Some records
┄┄┄┄┄┄
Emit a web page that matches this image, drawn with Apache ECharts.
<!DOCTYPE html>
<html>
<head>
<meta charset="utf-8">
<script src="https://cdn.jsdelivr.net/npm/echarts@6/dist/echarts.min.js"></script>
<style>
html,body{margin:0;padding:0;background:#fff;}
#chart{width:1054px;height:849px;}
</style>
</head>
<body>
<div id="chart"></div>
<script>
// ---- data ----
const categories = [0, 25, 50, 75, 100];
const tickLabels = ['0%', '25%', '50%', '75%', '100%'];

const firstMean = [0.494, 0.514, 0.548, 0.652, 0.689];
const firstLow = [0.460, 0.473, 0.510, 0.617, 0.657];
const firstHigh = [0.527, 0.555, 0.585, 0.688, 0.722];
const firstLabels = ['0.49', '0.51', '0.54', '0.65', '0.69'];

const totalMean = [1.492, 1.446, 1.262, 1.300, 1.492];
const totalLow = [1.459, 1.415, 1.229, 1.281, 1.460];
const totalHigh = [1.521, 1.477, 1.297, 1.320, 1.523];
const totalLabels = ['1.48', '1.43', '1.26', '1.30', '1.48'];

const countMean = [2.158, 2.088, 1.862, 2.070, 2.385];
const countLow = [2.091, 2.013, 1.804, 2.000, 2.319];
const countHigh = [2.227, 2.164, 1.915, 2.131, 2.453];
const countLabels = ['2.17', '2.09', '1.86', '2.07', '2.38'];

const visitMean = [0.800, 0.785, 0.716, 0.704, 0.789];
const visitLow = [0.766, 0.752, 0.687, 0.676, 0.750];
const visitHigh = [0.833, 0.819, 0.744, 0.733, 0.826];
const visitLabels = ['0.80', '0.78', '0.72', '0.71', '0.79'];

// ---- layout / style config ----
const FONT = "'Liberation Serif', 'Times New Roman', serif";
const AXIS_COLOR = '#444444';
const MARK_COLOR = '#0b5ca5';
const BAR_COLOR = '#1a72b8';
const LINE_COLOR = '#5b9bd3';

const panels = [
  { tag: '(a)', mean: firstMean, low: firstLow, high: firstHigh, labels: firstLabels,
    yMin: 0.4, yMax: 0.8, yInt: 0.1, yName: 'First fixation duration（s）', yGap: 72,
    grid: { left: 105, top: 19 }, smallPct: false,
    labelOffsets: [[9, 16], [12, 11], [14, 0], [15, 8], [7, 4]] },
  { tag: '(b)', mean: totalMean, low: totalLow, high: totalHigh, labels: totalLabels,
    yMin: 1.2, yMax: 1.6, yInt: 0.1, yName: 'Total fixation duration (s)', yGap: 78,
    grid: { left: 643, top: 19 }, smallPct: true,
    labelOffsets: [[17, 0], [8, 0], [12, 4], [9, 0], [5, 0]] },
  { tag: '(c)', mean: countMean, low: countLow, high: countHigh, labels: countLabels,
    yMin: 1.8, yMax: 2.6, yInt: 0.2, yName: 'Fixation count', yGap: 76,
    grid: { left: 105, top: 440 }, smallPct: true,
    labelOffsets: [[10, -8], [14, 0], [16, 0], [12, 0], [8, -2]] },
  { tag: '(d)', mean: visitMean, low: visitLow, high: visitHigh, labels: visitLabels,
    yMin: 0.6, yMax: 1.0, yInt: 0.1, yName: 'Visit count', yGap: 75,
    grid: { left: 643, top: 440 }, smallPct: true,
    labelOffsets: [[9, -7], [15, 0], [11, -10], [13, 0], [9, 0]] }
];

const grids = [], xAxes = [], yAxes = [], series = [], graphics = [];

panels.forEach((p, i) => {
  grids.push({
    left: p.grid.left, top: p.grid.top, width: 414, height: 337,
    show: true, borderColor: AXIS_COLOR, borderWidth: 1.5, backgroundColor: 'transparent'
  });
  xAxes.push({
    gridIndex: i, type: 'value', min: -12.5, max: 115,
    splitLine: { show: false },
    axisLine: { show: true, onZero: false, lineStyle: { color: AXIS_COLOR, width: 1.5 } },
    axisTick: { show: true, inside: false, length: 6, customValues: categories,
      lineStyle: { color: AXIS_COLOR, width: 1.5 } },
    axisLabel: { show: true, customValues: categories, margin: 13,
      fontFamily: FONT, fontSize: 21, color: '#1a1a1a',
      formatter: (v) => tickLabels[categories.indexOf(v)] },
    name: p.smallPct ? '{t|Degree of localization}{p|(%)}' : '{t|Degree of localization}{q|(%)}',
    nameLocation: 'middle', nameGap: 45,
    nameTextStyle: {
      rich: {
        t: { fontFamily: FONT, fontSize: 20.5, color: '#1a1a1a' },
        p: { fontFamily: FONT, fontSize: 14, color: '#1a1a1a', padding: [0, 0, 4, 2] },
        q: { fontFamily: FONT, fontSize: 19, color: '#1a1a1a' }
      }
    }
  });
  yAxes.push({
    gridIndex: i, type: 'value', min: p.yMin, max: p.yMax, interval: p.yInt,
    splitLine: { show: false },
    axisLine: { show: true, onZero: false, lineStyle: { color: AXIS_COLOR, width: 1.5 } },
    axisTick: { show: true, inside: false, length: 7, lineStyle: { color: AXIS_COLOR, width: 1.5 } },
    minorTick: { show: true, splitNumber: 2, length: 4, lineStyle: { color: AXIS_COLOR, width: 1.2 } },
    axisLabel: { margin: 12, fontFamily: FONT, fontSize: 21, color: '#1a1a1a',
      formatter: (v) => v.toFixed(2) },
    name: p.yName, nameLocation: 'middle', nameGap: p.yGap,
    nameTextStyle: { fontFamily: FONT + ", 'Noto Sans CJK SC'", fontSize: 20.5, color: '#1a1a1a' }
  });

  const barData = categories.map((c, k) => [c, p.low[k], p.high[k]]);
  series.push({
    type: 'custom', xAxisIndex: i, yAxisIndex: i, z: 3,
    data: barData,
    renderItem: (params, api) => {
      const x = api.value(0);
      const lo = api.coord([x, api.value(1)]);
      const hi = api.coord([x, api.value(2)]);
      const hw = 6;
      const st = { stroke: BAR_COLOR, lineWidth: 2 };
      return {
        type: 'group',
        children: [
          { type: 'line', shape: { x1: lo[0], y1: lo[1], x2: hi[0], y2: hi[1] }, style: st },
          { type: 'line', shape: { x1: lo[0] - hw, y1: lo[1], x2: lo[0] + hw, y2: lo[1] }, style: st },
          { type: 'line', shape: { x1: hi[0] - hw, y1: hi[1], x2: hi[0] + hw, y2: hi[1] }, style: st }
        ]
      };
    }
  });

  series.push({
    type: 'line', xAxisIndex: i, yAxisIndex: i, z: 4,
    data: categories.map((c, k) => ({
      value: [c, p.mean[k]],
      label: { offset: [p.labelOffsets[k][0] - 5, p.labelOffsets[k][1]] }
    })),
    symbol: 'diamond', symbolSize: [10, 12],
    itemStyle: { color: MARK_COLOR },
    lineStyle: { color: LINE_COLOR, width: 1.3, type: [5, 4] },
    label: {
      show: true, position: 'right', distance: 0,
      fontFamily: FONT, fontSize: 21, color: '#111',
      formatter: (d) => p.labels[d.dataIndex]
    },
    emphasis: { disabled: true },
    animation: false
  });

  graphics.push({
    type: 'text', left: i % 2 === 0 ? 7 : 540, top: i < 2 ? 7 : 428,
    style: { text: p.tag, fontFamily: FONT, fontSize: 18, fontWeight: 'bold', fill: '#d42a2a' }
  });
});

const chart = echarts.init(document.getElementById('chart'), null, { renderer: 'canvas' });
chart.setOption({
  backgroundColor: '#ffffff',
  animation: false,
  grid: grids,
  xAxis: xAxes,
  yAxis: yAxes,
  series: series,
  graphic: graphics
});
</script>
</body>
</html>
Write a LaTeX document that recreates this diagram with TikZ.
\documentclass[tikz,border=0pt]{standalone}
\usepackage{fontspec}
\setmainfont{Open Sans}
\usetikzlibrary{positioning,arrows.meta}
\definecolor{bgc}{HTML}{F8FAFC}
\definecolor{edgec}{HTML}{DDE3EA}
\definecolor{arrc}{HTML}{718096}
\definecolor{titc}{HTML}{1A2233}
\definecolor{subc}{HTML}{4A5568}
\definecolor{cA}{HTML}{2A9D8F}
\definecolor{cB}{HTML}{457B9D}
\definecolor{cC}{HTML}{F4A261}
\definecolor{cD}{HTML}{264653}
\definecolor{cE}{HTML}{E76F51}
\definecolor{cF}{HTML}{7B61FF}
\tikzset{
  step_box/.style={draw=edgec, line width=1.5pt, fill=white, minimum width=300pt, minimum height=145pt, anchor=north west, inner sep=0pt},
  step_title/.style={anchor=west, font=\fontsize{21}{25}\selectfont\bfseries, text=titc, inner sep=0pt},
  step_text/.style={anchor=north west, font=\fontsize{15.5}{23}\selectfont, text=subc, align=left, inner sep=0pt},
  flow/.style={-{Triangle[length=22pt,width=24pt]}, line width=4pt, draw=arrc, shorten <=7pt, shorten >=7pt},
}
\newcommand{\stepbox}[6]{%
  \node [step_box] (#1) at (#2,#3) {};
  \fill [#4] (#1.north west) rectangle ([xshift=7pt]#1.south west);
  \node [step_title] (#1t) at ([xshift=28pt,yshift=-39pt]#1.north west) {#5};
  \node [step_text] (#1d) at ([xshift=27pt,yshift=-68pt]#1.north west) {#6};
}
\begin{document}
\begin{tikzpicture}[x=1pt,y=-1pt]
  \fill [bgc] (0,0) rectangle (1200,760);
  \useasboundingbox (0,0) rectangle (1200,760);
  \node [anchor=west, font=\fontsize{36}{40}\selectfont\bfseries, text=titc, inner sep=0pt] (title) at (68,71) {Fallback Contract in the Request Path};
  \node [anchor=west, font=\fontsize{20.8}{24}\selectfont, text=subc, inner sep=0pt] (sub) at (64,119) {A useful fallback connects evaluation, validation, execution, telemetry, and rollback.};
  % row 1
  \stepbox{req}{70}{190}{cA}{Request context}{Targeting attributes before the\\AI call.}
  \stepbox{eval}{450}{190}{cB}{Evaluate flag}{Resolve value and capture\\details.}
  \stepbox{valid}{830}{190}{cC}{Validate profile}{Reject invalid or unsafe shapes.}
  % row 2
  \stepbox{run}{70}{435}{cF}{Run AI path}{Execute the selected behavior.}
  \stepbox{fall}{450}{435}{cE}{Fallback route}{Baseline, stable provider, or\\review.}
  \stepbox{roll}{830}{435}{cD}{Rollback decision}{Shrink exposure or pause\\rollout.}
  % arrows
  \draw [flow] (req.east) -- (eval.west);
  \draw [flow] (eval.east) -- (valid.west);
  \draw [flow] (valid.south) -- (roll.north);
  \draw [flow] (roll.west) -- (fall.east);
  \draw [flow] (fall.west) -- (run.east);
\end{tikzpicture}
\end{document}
┄┄┄┄┄┄
To be done:
Only the lines from the top of the data through the line that contains "const firstLabels = ['0.49', '0.51', '0.54', '0.65', '0.69'];" should be quoted, exactly as they stand.

Finished task:
Emit a web page that matches this image, drawn with Apache ECharts.
<!DOCTYPE html>
<html>
<head>
<meta charset="utf-8">
<script src="https://cdn.jsdelivr.net/npm/echarts@6/dist/echarts.min.js"></script>
<style>
html,body{margin:0;padding:0;background:#fff;}
#chart{width:1054px;height:849px;}
</style>
</head>
<body>
<div id="chart"></div>
<script>
// ---- data ----
const categories = [0, 25, 50, 75, 100];
const tickLabels = ['0%', '25%', '50%', '75%', '100%'];

const firstMean = [0.494, 0.514, 0.548, 0.652, 0.689];
const firstLow = [0.460, 0.473, 0.510, 0.617, 0.657];
const firstHigh = [0.527, 0.555, 0.585, 0.688, 0.722];
const firstLabels = ['0.49', '0.51', '0.54', '0.65', '0.69'];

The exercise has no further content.